Personal information
- Date of birth: 2 June 1975 (age 50)
- Place of birth: Nancy, France
- Height: 1.78 m (5 ft 10 in)
- Position: Defender

Senior career*
- Years: Team / Apps / (Gls)
- 1993–1998: Nancy / 146 / (1)
- 1998–2001: Metz / 60 / (2)
- 2001: → West Ham United (loan) / 12 / (0)
- 2001–2003: West Ham United / 51 / (1)
- 2003–2004: Portsmouth / 12 / (0)
- 2004–2005: Le Havre / 8 / (0)
- Total:  / 289 / (4)

= Sébastien Schemmel =

French footballer (born 1975)

Sébastien Schemmel (born 2 June 1975) is a French former professional footballer who played as a defender, most notably for AS Nancy, Metz and West Ham United.

==Career==
Schemmel was born in Nancy. He played for his hometown club of AS Nancy for 5 seasons, helping them to promotion to Ligue 1 in 1999. His performances earned him a transfer to fellow Ligue 1 club Metz. After a promising start to his Metz career Schemmel was dropped from the first team after an incident in December 2000 when he insulted two journalists, who later lodged a formal complaint with police. This culminated in Metz president Carlo Molinari had describing Schemmel as "phenomenally unstable."
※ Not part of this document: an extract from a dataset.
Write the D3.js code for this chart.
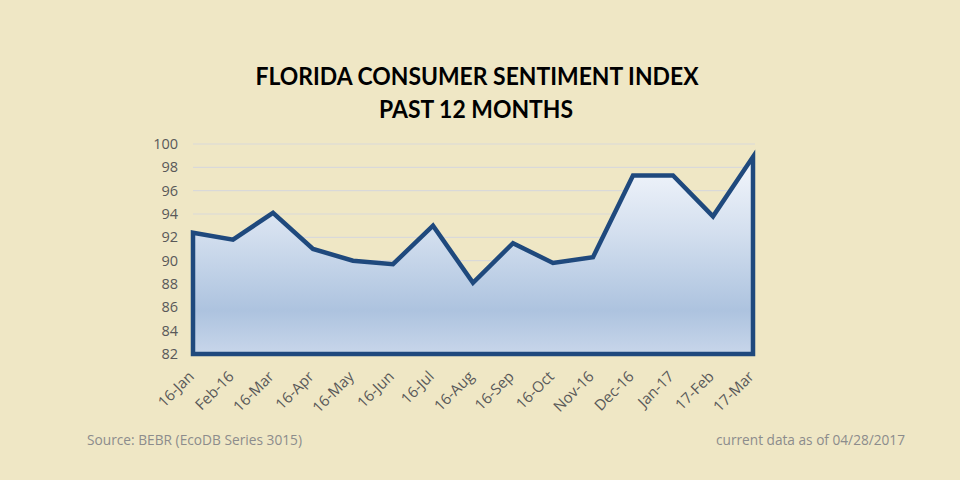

Hearing of Schemmel being unsettled at Metz the West Ham manager Harry Redknapp approached the club to loan the player in January 2001, and he subsequently went on to make his Premier League debut on 22 January against Charlton Athletic. Schemmel had played against West Ham in the 1999 UEFA Intertoto Cup final, and then West Ham scout Glenn Roeder described Schemmel as outstanding. Schemmel impressed through the remainder of the season.

In the off-season, Harry Redknapp left West Ham and Glenn Roeder became the West Ham manager. One of Roeders first decisions was to make Schemmels transfer permanent for £765,000. In his first full season in the he won the "Hammer of the Year" award. Whilst at West Ham he played in their 1–0 victory over Manchester United at Old Trafford in the 2000–01 FA Cup, and scored once in the league against Derby County. The following season saw a downturn in form, perhaps caused by family problems. He left West Ham for Portsmouth in 2003. He scored once during his spell with Portsmouth, in a 2–1 win over Blackpool in the FA Cup.

After being released by Portsmouth in December 2004, he joined Le Havre AC for the rest of the season and played eight games.